The goal is to penetrate the guardians by “friending” or connecting directly with the consumer. Then a marketer can have permission to move past the algorithms to connect with the actual person. So, until sufficiently good, easy-to-use marketing technology is available at a reasonable cost to help the marketer navigate and manage the algorithms, the investment in training real people to develop personal relationships with affluent customers is likely a wise one.
But not every category behaves the same way as retail. Marketers need to be certain that their Key Performance Indicators for affluent targets are tuned to the realities of their category. Expectations do not always map to similar behaviors when it comes to affluent consumers. This was demonstrated clearly in Unity Marketing’s affluent travel report released earlier this year.
The study found that affluent travelers were most influenced by first-hand experiences. Digital travel properties with reputation management systems and reviews from actual travelers ranked as more influential than the advice of friends or relatives. This demonstrated that affluent consumers are absolutely using technology tools and reviews of people they don’t know to help them make travel decisions. So in this case, travel providers need to know how to connect with these consumers where these conversations are taking place.
What’s Next? Wearable Computing
So, how can an agency or a marketer get in front of all this?
Physical computing technologies are the next big thing. Algorithms are evolving with technologies that augment every aspect of our lives. A major focus of my expertise and client work is physical computing and its influence on shopper marketing.
The wearables segment is a great example of this growth and will have a huge influence on the next wave of innovation. Educating yourself and your agency about this trend will yield big benefits. Juniper research forecasts that wearable devices market will hit $19 billion globally by 2018. But before that happens, these devices, with their new algorithms, will first find their way to the affluent.

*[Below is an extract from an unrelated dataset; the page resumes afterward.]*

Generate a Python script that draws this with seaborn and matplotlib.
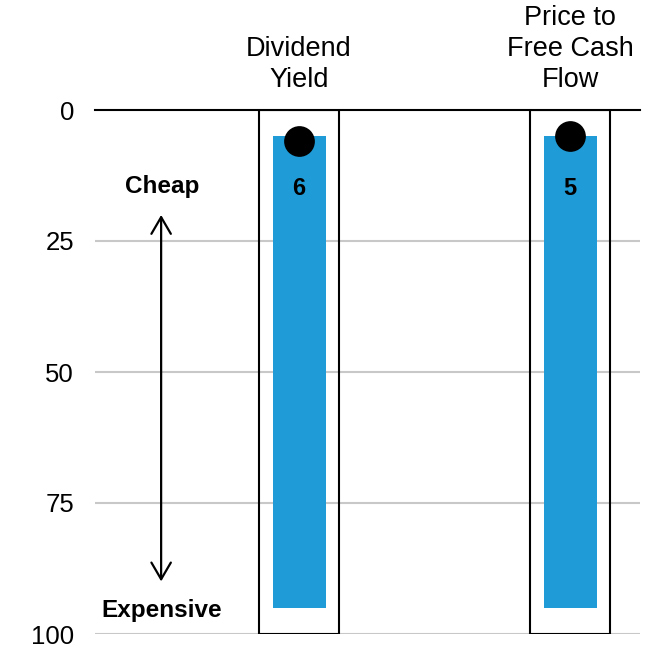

This year Gartner’s Hype Cycle for Emerging Technology put wearable interfaces at the peak of inflated expectations. But importantly, Gartner’s report focuses on mass—not the affluent consumer. And the affluent consumer is an important link to the mass market because they celebrate and popularize innovation.
Technology-enabled fashions such as Google Glass, the much-touted Apple watch, the much lambasted Galaxy Gear, Fitbit, NikePlus, Jawbone’s UP—the affluent adopt these first. Just like the first family on your block who had a TV, or later a PC or mobile phone, the digital divide widens for a moment—then eventually closes.
Agencies and marketers need to act accordingly.